I came over all purposeful this morning and started a to-do list.  I’ve only got a few things on it and nothing that I jolly well know I’ve got to do, like get ready for Christmas – erk – or anything in the least worrying, more in the nature of sort out bamboo canes and take back library books,  but it’s still made me anxious.  I’m trying to identify now what it is that’s worrying me.  Maybe it’s simply December that’s the culprit.

Having said that, I’m doing rather well this back-end of the year.  Usually, I am running half empty during the winter months, but I feel quite with it, so far.  Although yesterday, as we left Reading, Tim had to point out that the lights I was slowing down for were actually green.  It got better once we were on the motorway.

Being an East Angular woman, I don’t drive on motorways that often – and never so much as since LT and I got together – so I don’t know them enormously well, but the A1M does seem to be a rather pleasant one of its kind; in that we’ve never been held up by the traffic.  It’s occasionally slowed down but never stopped and it’s usually 70 mph all the way.  So we’ve abandoned the M11, much to the dismay of my satnav.  You’d think she’d twig fairly rapidly that I’m ignoring her, but she begs me to reconsider for miles.  It’s shorter, it’s often quicker, so no.  Even if the apparent journey is faster, it’s also more miserable and there are often hold-ups that aren’t known about until it’s too late to change.

I must add another item to the to-do list.  Check out how to do custom journeys for the satnav.

You might wonder, by the way, why I bother to turn on the satnav for a journey I know.  It’s for two reasons – first, for the traffic reports and second, so that I know how far it is until the next junction.  Then I can position myself to the right lane or the one next to it in good time.  I like to be prepared.  It’s the sort of organised  Z that I am.  In some respects.

Driving on

We’ve been down to Reading and back, and Tim has had his MRI scan and we’ll be home here – as opposed to home there – for the next month.  Weeza is happily planning the Christmas celebrations – she reminds me of me, really, I used to go to endless trouble over it all when my children were young too.  All my children are good cooks and hospitable, and that makes me very happy.  I got that right, at the least.

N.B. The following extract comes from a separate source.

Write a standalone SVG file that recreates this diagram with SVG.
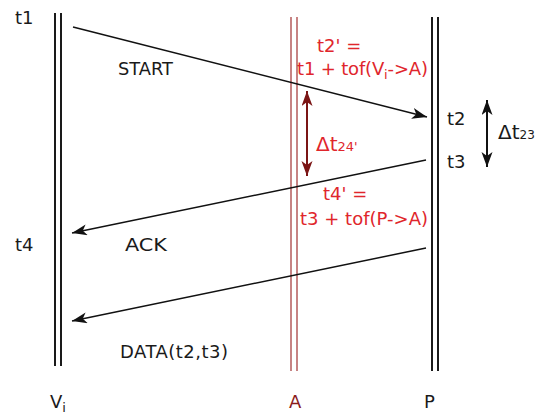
<svg xmlns="http://www.w3.org/2000/svg" width="536" height="414" viewBox="0 0 536 414">
<style>
text{font-family:"DejaVu Sans","Liberation Sans",sans-serif;font-size:18px;fill:#1a1a1a}
.red{fill:#e0262c}
.dred{fill:#8b1c1c}
.life{stroke:#1a1a1a;stroke-width:2;fill:none}
.lifeA{stroke:#b55a5a;stroke-width:1.5;fill:none}
.msg{stroke:#111;stroke-width:1.5;fill:none;marker-end:url(#ah)}
.sub{font-size:13px}
.big{font-size:20px}
</style>
<defs>
<marker id="ah" markerUnits="userSpaceOnUse" markerWidth="18" markerHeight="12" refX="15" refY="5.5" orient="auto">
<path d="M0,0 L15,5.5 L0,11 L4,5.5 z" fill="#111"/>
</marker>
<marker id="ahd" markerUnits="userSpaceOnUse" markerWidth="18" markerHeight="12" refX="15" refY="5.5" orient="auto-start-reverse">
<path d="M0,0 L15,5.5 L0,11 L4,5.5 z" fill="#7b1515"/>
</marker>
<marker id="ahb" markerUnits="userSpaceOnUse" markerWidth="18" markerHeight="12" refX="15" refY="5.5" orient="auto-start-reverse">
<path d="M0,0 L15,5.5 L0,11 L4,5.5 z" fill="#111"/>
</marker>
</defs>
<g id="Vi">
<line class="life" x1="55" y1="13" x2="55" y2="366"/>
<line class="life" x1="61" y1="13" x2="61" y2="366"/>
<text x="50" y="408">V<tspan class="sub" dy="4">i</tspan></text>
<text x="15" y="24">t1</text>
<text x="15" y="251">t4</text>
</g>
<g id="A">
<line class="lifeA" x1="291" y1="17" x2="291" y2="371"/>
<line class="lifeA" x1="297" y1="17" x2="297" y2="371"/>
<text class="dred" x="289" y="408">A</text>
</g>
<g id="P">
<line class="life" x1="432" y1="17" x2="432" y2="371"/>
<line class="life" x1="438" y1="17" x2="438" y2="371"/>
<text x="424" y="408">P</text>
<text x="447" y="125">t2</text>
<text x="447" y="168">t3</text>
</g>
<g id="connectors">
<line class="msg" x1="73" y1="27" x2="427" y2="117"/>
<line class="msg" x1="426" y1="160" x2="72" y2="233"/>
<line class="msg" x1="426" y1="248" x2="72" y2="321"/>
<line x1="307" y1="91" x2="307" y2="176" stroke="#7b1515" stroke-width="2" marker-start="url(#ahd)" marker-end="url(#ahd)"/>
<line x1="487" y1="100" x2="487" y2="167" stroke="#111" stroke-width="2" marker-start="url(#ahb)" marker-end="url(#ahb)"/>
</g>
<g id="labels">
<text x="118" y="75" textLength="55" lengthAdjust="spacingAndGlyphs">START</text>
<text x="125" y="251" textLength="42" lengthAdjust="spacingAndGlyphs">ACK</text>
<text x="120" y="358" textLength="108">DATA(t2,t3)</text>
<text class="red" x="317" y="52">t2' =</text>
<text class="red" x="297" y="75" textLength="131">t1 + tof(V<tspan class="sub" dy="4">i</tspan><tspan dy="-4">-&gt;A)</tspan></text>
<text class="red" x="316" y="151"><tspan class="big">Δt</tspan><tspan class="sub">24'</tspan></text>
<text class="red" x="323" y="200">t4' =</text>
<text class="red" x="300" y="225" textLength="128">t3 + tof(P-&gt;A)</text>
<text x="498" y="139"><tspan class="big">Δt</tspan><tspan style="font-size:12px">23</tspan></text>
</g>
</svg>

Eloise cat is very pleased to see us, especially Tim.  She’s been sitting on him, whenever he’s been available, much of the day.  She tends to come to me more at night, because I’m usually awake.

We’re planning a few changes around the house.  Mostly, it’s the change of use from one of the spare bedrooms to a dressing room, though that involves the choosing and buying of wardrobes – and probably the assembling of them too – which is going to be some effort.  And there’s an alcove in the dining room which, until 90 years ago, housed a cupboard staircase and, for the last 30-something, hasn’t done anything much.  I think we’ll have to make shelves for that, because we can store stuff there.  It’ll mean moving the wind-up gramophone, though. I’m not sure where to, yet.